In dem Moment aber, in dem ruchbar wird, dass das Olympia-Projekt auch ein Orbán-Projekt ist, hat es aber vermutlich nur noch wenige Chancen. Schon jetzt hat die Stadion-Bau-Manie des Fidesz für viele Ungarn das erträgliche Maß überschritten. Auch mit anderen Schritten, insbesondere in der letzten Zeit, hat die Regierungspartei stark an ihrem gesellschaftlichen Rückhalt gesägt.
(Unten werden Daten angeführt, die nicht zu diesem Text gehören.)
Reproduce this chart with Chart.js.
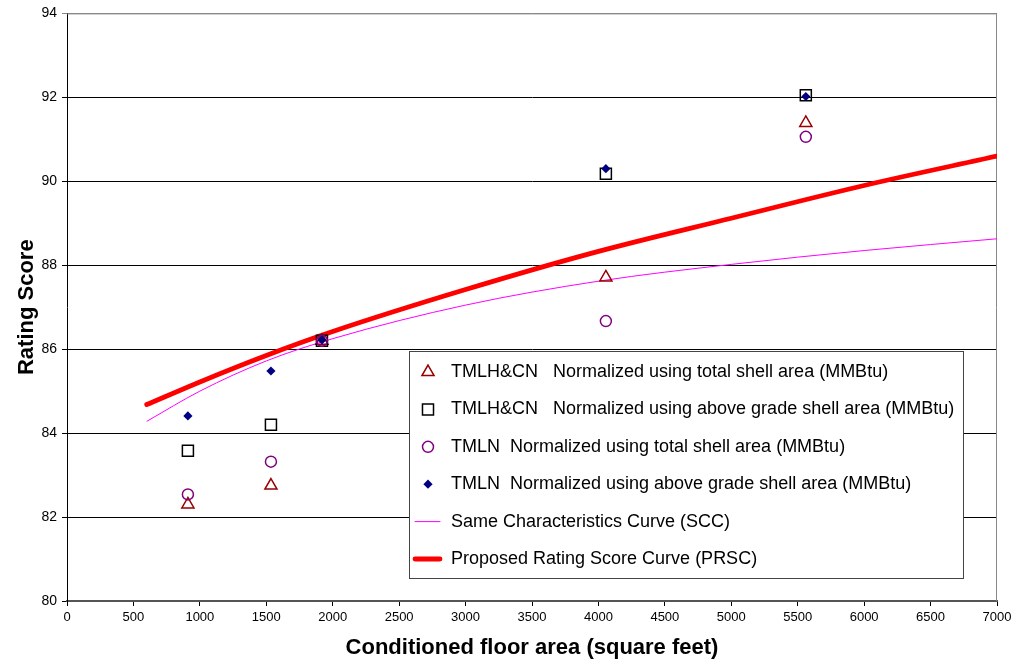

Würde Premier Orbán heute auch nur in einem Nebensatz so etwas wie Sympathie für die Olympia-Bewerbung bekunden, so braucht es nicht viel Fantasie, sich auszumalen, dass er damit sofort mehr Pfiffe als Applaus ernten würde. Völlig ohne Rücksicht auf die Faktenlage, ohne eine Kosten-Nutzen-Rechnung für das Land aufgemacht zu haben, ohne Beachtung der gerade entstehenden Durchführbarkeitsuntersuchung.
Eigentlich schade, denn vielleicht wäre die Austragung der Olympischen Sommerspiele 2024 in Ungarn unter dem Strich eine in Sachen Volkswirtschaft, Landesimage etc. positive Sache. Wir wissen es nicht und werden es vielleicht nie erfahren. Denn aller Wahrscheinlichkeit wird es dazu nicht einmal eine sachliche Untersuchung geben. Wie so häufig wird auch in dieser Frage – ohne Ansehen des Gegenstandes – eine Gruppe dafür und eine andere aus Prinzip dagegen sein, was dann automatisch das Ende der Idee mit Budapest 2024 bedeuten würde.
In dem BZ-Interview mit dem deutschen Kabarettisten Dieter Nuhr kommt folgender Satz vor: „Ich glaube, dass die Welt sehr komplex ist und dass man mit diesem primitiven Lagergedanken, der Konfrontation von Links und Rechts, (…) die Welt nicht erklären kann.“ Schwerwiegende Entscheidungen wie etwa über die Olympia-Bewerbung eines Landes lassen sich unter diesen Voraussetzungen ebenso wenig vernünftig fällen.
Jan Mainka
Chefredakteur & Herausgeber
Ich halte die Sichtweise des Kommentators für zu sehr eingeschränkt, was die Wirksamkeit oder Nichtwirksamkeit einer Aussage Orbáns bewirken könnte.
Egal wer ein solches Projekt vorbereitet, egal wie es vorbereitet wird, am Ende steht auch immer eine politische Willensbekundung der regierenden Partei. Das ist nicht nur in Ungarn so, sondern auch in allen anderen Ländern, in denen olympische Spiele ausgetragen wurden bzw. noch werden.
Und da nun einmal die Entscheidungsfindung, inklusiv aller gegebenenfalls zu tätigen infrastrukturellen Maßnahmen, in die Regierungszeit von Orbán fällt, wird es am Ende auch eine politische Deklaration des FIDESZ sein, ob wir das nun mögen oder nicht.